──────── Given data ────────

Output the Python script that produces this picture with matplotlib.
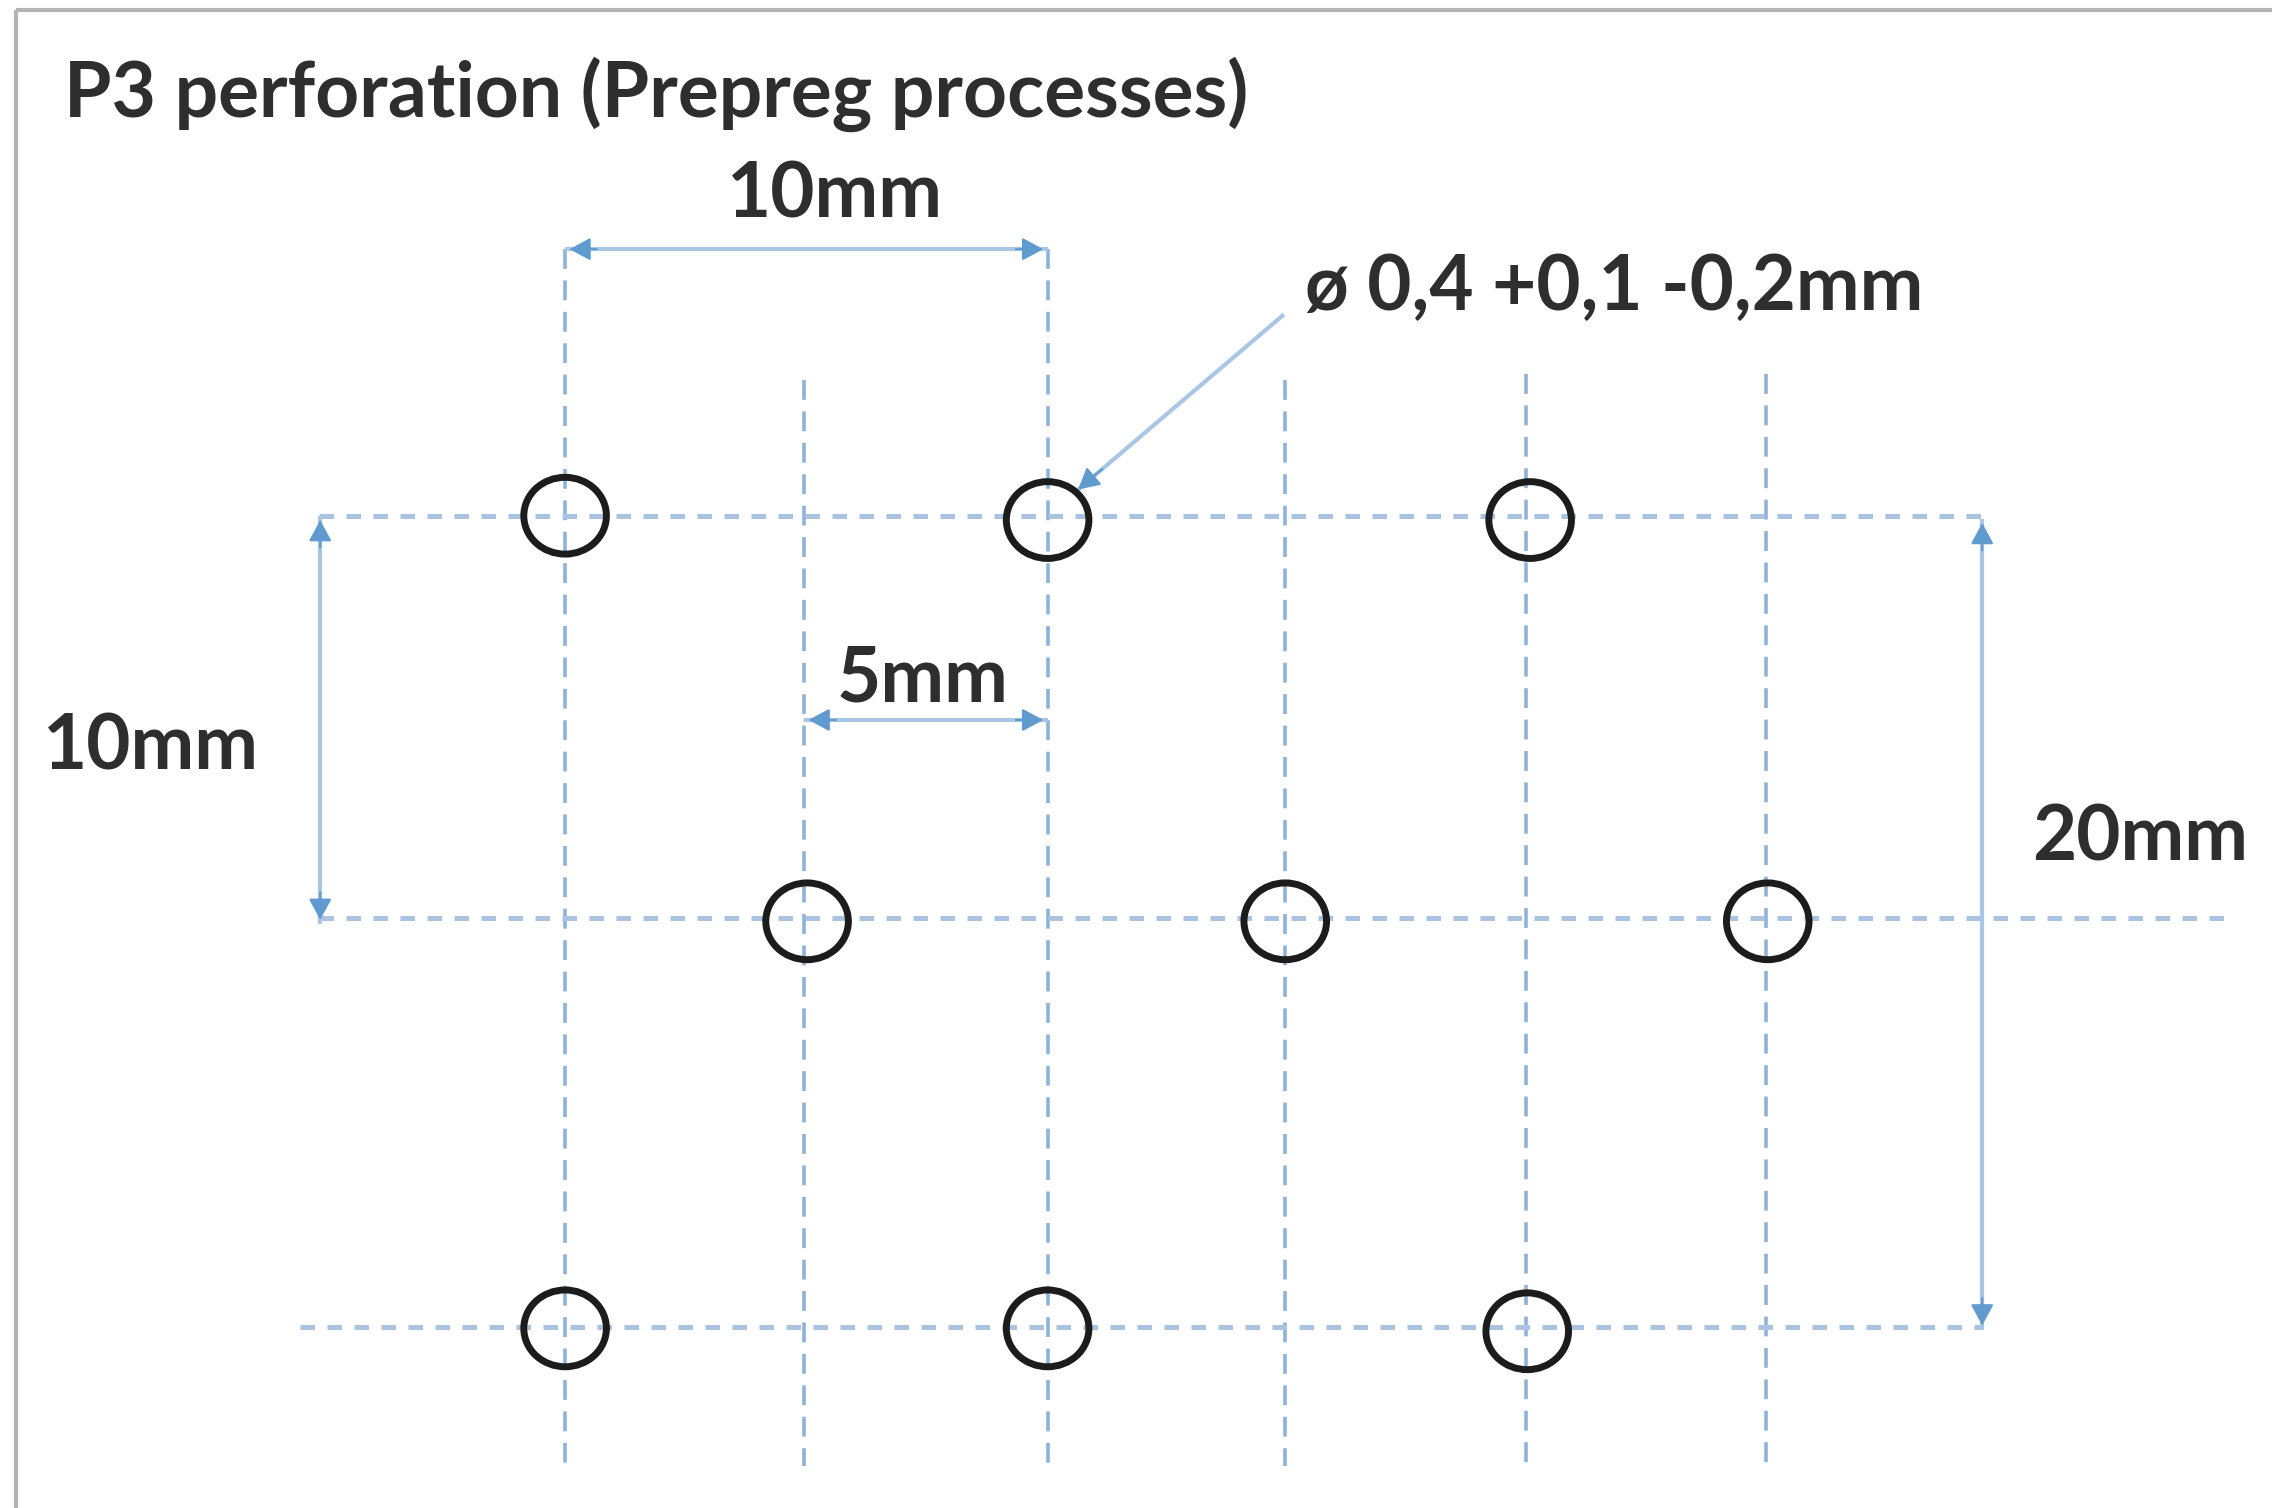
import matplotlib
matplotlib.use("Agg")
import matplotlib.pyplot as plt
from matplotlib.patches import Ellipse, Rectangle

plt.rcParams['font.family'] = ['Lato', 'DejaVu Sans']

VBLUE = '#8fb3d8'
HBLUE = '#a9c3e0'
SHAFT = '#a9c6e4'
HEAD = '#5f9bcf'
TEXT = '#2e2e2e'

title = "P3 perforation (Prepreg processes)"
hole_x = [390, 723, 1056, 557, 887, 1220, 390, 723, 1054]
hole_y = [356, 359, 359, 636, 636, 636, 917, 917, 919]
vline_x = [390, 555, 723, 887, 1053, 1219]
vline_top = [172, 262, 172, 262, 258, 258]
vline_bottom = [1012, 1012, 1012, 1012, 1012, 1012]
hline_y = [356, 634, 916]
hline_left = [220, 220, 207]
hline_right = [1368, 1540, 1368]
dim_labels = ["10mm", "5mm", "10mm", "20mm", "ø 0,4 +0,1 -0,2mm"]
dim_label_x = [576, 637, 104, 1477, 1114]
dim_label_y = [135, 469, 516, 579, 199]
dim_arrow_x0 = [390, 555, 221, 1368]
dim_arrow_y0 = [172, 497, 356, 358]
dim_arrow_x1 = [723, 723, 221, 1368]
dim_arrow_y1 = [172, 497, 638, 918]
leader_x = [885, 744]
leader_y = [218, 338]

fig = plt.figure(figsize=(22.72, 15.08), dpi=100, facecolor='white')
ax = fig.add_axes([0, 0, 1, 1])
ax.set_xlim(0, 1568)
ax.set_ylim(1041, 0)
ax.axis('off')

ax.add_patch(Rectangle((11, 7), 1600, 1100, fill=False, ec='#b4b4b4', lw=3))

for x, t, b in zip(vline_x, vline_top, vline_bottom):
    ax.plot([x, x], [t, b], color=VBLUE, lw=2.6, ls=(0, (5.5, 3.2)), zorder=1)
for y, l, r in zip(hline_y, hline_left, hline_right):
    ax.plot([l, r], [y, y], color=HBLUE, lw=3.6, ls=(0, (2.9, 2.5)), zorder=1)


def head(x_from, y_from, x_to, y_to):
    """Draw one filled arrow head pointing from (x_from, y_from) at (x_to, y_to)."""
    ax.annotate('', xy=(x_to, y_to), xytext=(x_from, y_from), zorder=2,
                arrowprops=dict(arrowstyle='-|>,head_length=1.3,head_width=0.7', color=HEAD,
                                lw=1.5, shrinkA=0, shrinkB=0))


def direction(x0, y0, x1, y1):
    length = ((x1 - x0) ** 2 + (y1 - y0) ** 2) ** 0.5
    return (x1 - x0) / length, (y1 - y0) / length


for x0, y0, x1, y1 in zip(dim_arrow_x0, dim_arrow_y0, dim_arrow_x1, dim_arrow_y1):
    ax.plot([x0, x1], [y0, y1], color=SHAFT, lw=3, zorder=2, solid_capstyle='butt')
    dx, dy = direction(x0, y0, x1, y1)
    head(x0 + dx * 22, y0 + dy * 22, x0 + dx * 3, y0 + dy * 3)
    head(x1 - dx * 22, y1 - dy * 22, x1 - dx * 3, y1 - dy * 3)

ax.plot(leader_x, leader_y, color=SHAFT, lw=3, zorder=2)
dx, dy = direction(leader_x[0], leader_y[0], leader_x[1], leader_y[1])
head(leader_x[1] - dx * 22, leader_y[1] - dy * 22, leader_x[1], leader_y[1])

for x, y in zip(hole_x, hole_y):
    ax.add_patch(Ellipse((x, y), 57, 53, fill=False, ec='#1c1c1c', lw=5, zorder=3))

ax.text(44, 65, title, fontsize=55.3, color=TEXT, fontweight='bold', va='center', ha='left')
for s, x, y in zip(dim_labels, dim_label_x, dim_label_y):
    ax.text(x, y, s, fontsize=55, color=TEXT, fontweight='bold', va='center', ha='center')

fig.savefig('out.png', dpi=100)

────────

[Work to complete]: Reproduce the material in full, word for word, and omit the pictures.

[Answer below]:
Output the Python script that produces this picture with matplotlib.
import matplotlib
matplotlib.use("Agg")
import matplotlib.pyplot as plt
from matplotlib.patches import Ellipse, Rectangle

plt.rcParams['font.family'] = ['Lato', 'DejaVu Sans']

VBLUE = '#8fb3d8'
HBLUE = '#a9c3e0'
SHAFT = '#a9c6e4'
HEAD = '#5f9bcf'
TEXT = '#2e2e2e'

title = "P3 perforation (Prepreg processes)"
hole_x = [390, 723, 1056, 557, 887, 1220, 390, 723, 1054]
hole_y = [356, 359, 359, 636, 636, 636, 917, 917, 919]
vline_x = [390, 555, 723, 887, 1053, 1219]
vline_top = [172, 262, 172, 262, 258, 258]
vline_bottom = [1012, 1012, 1012, 1012, 1012, 1012]
hline_y = [356, 634, 916]
hline_left = [220, 220, 207]
hline_right = [1368, 1540, 1368]
dim_labels = ["10mm", "5mm", "10mm", "20mm", "ø 0,4 +0,1 -0,2mm"]
dim_label_x = [576, 637, 104, 1477, 1114]
dim_label_y = [135, 469, 516, 579, 199]
dim_arrow_x0 = [390, 555, 221, 1368]
dim_arrow_y0 = [172, 497, 356, 358]
dim_arrow_x1 = [723, 723, 221, 1368]
dim_arrow_y1 = [172, 497, 638, 918]
leader_x = [885, 744]
leader_y = [218, 338]

fig = plt.figure(figsize=(22.72, 15.08), dpi=100, facecolor='white')
ax = fig.add_axes([0, 0, 1, 1])
ax.set_xlim(0, 1568)
ax.set_ylim(1041, 0)
ax.axis('off')

ax.add_patch(Rectangle((11, 7), 1600, 1100, fill=False, ec='#b4b4b4', lw=3))

for x, t, b in zip(vline_x, vline_top, vline_bottom):
    ax.plot([x, x], [t, b], color=VBLUE, lw=2.6, ls=(0, (5.5, 3.2)), zorder=1)
for y, l, r in zip(hline_y, hline_left, hline_right):
    ax.plot([l, r], [y, y], color=HBLUE, lw=3.6, ls=(0, (2.9, 2.5)), zorder=1)


def head(x_from, y_from, x_to, y_to):
    """Draw one filled arrow head pointing from (x_from, y_from) at (x_to, y_to)."""
    ax.annotate('', xy=(x_to, y_to), xytext=(x_from, y_from), zorder=2,
                arrowprops=dict(arrowstyle='-|>,head_length=1.3,head_width=0.7', color=HEAD,
                                lw=1.5, shrinkA=0, shrinkB=0))


def direction(x0, y0, x1, y1):
    length = ((x1 - x0) ** 2 + (y1 - y0) ** 2) ** 0.5
    return (x1 - x0) / length, (y1 - y0) / length


for x0, y0, x1, y1 in zip(dim_arrow_x0, dim_arrow_y0, dim_arrow_x1, dim_arrow_y1):
    ax.plot([x0, x1], [y0, y1], color=SHAFT, lw=3, zorder=2, solid_capstyle='butt')
    dx, dy = direction(x0, y0, x1, y1)
    head(x0 + dx * 22, y0 + dy * 22, x0 + dx * 3, y0 + dy * 3)
    head(x1 - dx * 22, y1 - dy * 22, x1 - dx * 3, y1 - dy * 3)

ax.plot(leader_x, leader_y, color=SHAFT, lw=3, zorder=2)
dx, dy = direction(leader_x[0], leader_y[0], leader_x[1], leader_y[1])
head(leader_x[1] - dx * 22, leader_y[1] - dy * 22, leader_x[1], leader_y[1])

for x, y in zip(hole_x, hole_y):
    ax.add_patch(Ellipse((x, y), 57, 53, fill=False, ec='#1c1c1c', lw=5, zorder=3))

ax.text(44, 65, title, fontsize=55.3, color=TEXT, fontweight='bold', va='center', ha='left')
for s, x, y in zip(dim_labels, dim_label_x, dim_label_y):
    ax.text(x, y, s, fontsize=55, color=TEXT, fontweight='bold', va='center', ha='center')

fig.savefig('out.png', dpi=100)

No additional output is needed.